My second issue: I want one boxplot for each "fold", but I want the colors to be based on the "type". I managed to get the seperate plots by using fill=as.factor(fold), but then I don't manage to get colors referring to the "type".

I would like to avoid using facets, since I want everything on one plot. Any help is highly appreciated! Basically my issue is that I want several boxplots based on one variable, which I achieve with fill, but I want the color to be referring to another variable actually.

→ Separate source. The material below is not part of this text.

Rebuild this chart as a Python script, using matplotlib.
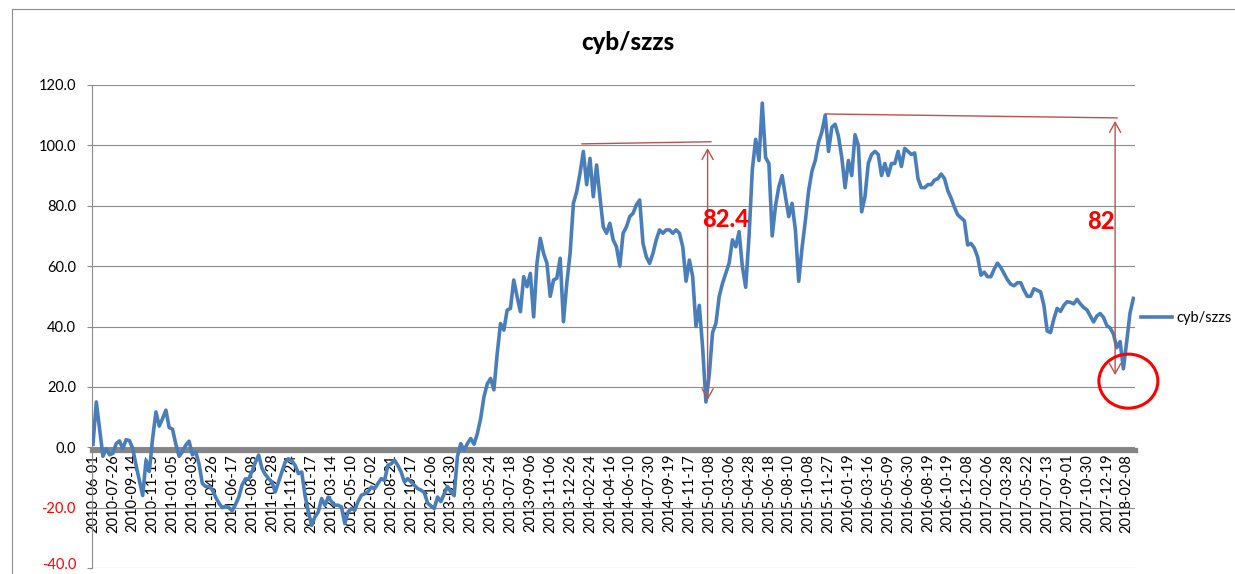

I have some dummy data here:

fluct_all <- data.frame(
  "type" = rep(c("tls", "tls_rgb", "tls_geo", "tls_rgb_geo"), each=50),
  "fold" = rep(1:5, 10),
  "test_acc" = rnorm(200))

Edit: I just got an idea and fixed the color issue (sorry!), but my whiskers of stat_boxplot still do not align with geom_boxplot.

Zoe
  • 906
  • 4
  • 15
  • 1
    The "dodge width" needs to be the same for both boxes and error bars. Set `position` in both to be e.g. `pd = position_dodge(width = 0.7)`. For a more thorough explanation see [What is the width argument in position_dodge?](https://stackoverflow.com/questions/34889766/what-is-the-width-argument-in-position-dodge) – Henrik Aug 04 '21 at 14:23
  • 1
    For the first (removed) question, you can use the `group` argument in `aes`: `ggplot(fluct_all, aes(x = type, y = test_acc, group = interaction(type, fold), fill = type)) + geom_boxplot()` – Henrik Aug 04 '21 at 14:31
  • Thank you! It works perfectly with `position_doge()`, I did not know this function. I will also use the "group" thing, it looks nicer in my code. Thank you very much! – Zoe Aug 04 '21 at 14:34

0 Answers0